As a child I looked forward to trips to Fargo, North Dakota and spending time with my grandparents. Sometimes these trips were with my parents and siblings and sometimes I got to go solo. My parents had many friends who had left Fargo for Minneapolis. For us children our mom and dad could send us to Fargo with another family who were going to there for their own family visit.
My Grandmother Erickson was a staunch Scandinavian Lutheran. She was a first generation immigrant and survived living on the North Dakota prairie with a large family on a small homesteaded farm. She was raised finding solace in hymns, Bible scriptures and lessons from the Bible. She taught me hymns from the Lutheran Hymnal, Bible quotes, and recounted stories with a moral lesson as a child. This was part of baking pies, swishing dishes in her big kitchen farm style sink filled with soapy water while watching her boil quart jars for canning fruit. She was no-nonsense and strident. Being attentive was my way of feeling close to her. I can honestly say that my grandmother’s interpretation of Lutheranism did not stick to me, however memorizing Psalm 23 did.
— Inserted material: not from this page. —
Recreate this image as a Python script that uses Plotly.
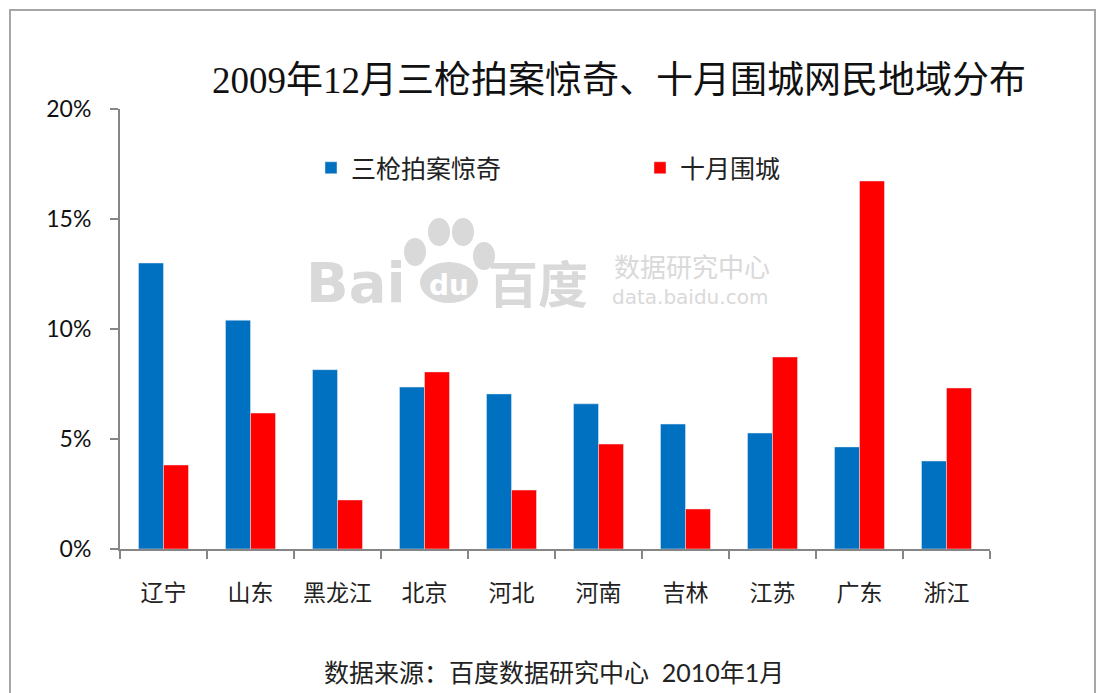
import plotly.graph_objects as go

# data (share of netizens, %)
provinces = ["辽宁", "山东", "黑龙江", "北京", "河北", "河南", "吉林", "江苏", "广东", "浙江"]
sanqiang = [13.0, 10.4, 8.15, 7.36, 7.05, 6.6, 5.68, 5.27, 4.64, 4.0]
shiyue = [3.82, 6.18, 2.23, 8.05, 2.68, 4.77, 1.82, 8.73, 16.73, 7.32]
y_ticks = [0, 5, 10, 15, 20]
y_tick_text = ["0%", "5%", "10%", "15%", "20%"]

BLUE = "#0070C0"
RED = "#FF0000"
AXIS = "#868686"
MARK = "#D9D9D9"

PAGE = 8  # browser body margin
W, H = 1106 - PAGE, 693 - PAGE
L, R, T, B = 120 - PAGE, 990 - PAGE, 109 - PAGE, 549 - PAGE  # plot area in figure pixels


def px(x):
    return (x - PAGE - L) / (R - L)


def py(y):
    return (B - (y - PAGE)) / (B - T)


fig = go.Figure()
fig.add_trace(go.Bar(x=provinces, y=sanqiang, name="三枪拍案惊奇", marker_color=BLUE))
fig.add_trace(go.Bar(x=provinces, y=shiyue, name="十月围城", marker_color=RED))

# outer frame
shapes = [
    dict(type="rect", xref="paper", yref="paper", x0=px(10), x1=px(1095), y0=py(710), y1=py(10),
         line=dict(color="#A6A6A6", width=2), layer="below"),
]
# Baidu watermark paw
for cx, cy, rx, ry in [(415, 252, 11, 14), (439, 232, 11, 14), (463, 232, 11, 14), (484, 256, 11, 14)]:
    shapes.append(dict(type="circle", xref="paper", yref="paper", x0=px(cx - rx), x1=px(cx + rx),
                       y0=py(cy + ry), y1=py(cy - ry), fillcolor=MARK, line_width=0, layer="below"))
shapes.append(dict(type="circle", xref="paper", yref="paper", x0=px(420), x1=px(478), y0=py(303), y1=py(262),
                   fillcolor=MARK, line_width=0, layer="below"))

annotations = [
    dict(text="Bai", x=px(356), y=py(282), font=dict(size=56, color=MARK, family="DejaVu Sans", weight="bold")),
    dict(text="du", x=px(449), y=py(285), font=dict(size=28, color="white", family="DejaVu Sans", weight="bold")),
    dict(text="百度", x=px(538), y=py(281), font=dict(size=50, color=MARK, family="Noto Sans CJK SC", weight="bold")),
    dict(text="数据研究中心", x=px(692), y=py(265), font=dict(size=26, color=MARK, family="Noto Sans CJK SC")),
    dict(text="data.baidu.com", x=px(690), y=py(297), font=dict(size=20, color=MARK, family="DejaVu Sans")),
    dict(text="数据来源：百度数据研究中心  2010年1月", x=px(554), y=py(672),
         font=dict(size=25, color="#222222", family="Lato, Noto Sans CJK SC")),
]
for a in annotations:
    a.update(xref="paper", yref="paper", showarrow=False, xanchor="center", yanchor="middle")

fig.update_layout(
    width=W, height=H,
    margin=dict(l=L, r=W - R, t=T, b=H - B),
    paper_bgcolor="white", plot_bgcolor="white",
    barmode="group", bargap=0.425, bargroupgap=0,
    title=dict(text="2009年12月三枪拍案惊奇、十月围城网民地域分布", xref="paper", x=px(619), xanchor="center",
               y=1 - (80 - PAGE) / H, yanchor="middle",
               font=dict(size=37, color="#111111", family="Liberation Serif, Noto Sans CJK SC")),
    legend=dict(orientation="h", x=px(311), y=py(168), xanchor="left", yanchor="middle",
                entrywidth=284, entrywidthmode="pixels",
                font=dict(size=25, color="#222222", family="Noto Sans CJK SC"), bgcolor="rgba(0,0,0,0)"),
    shapes=shapes,
    annotations=annotations,
    showlegend=True,
)
fig.update_xaxes(
    showline=True, linecolor=AXIS, linewidth=2, ticks="outside", tickson="boundaries",
    ticklen=8, tickcolor=AXIS, tickwidth=2, showgrid=False, ticklabelstandoff=22,
    tickfont=dict(size=23, color="#222222", family="Noto Sans CJK SC"),
)
fig.update_yaxes(
    range=[0, 20], tickvals=y_ticks, ticktext=y_tick_text,
    showline=True, linecolor=AXIS, linewidth=2, ticks="outside",
    ticklen=8, tickcolor=AXIS, tickwidth=2, showgrid=False, zeroline=False, ticklabelstandoff=14,
    tickfont=dict(size=23, color="#111111", family="Lato, Liberation Sans"),
)

fig.write_html("out.html")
In this climate of political change the phrase “Lead me to still waters” keeps coming into my consciousness. I cannot turn on the TV, read Facebook postings from friends, or engage in face-to-face conversations with friends without feeling despondent and wondering how to find those still waters. The still waters I visualize are waters that flow very slowly and calmly; bringing much peace and rest to my spirit. One of the most relaxing things in life is the sound of a bubbling brook or flowing stream of water… it is something that brings me to a place of calm, where I can focus without any distractions. I did not understand that interpretation as a child but the phrase did stick.
Today I seek those still waters and I have watched myself find them. I have come to realize that without intentionality my “still waters” takes a number of metaphors in my life. My sketchbook is a place where I can find calm and focus without distraction. I realize that when I open a page my mind will quiet and my hand holding a drawing tool will put my focus to something that brings peace and rest to my spirit. I draw not to create a masterpiece or something to frame and exhibit but to find a sense of peace.
As I move through the days and months ahead the phrase “Lead me to still waters” will help me awake each day with the feeling of balance. My still waters might be in my sketchbook, a donation to a non-profit under siege, or hands-on work with a group of like-minded organizations that need volunteers. I know that journey for still waters will “restore my soul.” In today’s word of political mayhem and Facebook posts I do not always see the goodness of people. In still waters I can, and then discern how I want to proceed.
That was the lesson from my grandmother’s kitchen.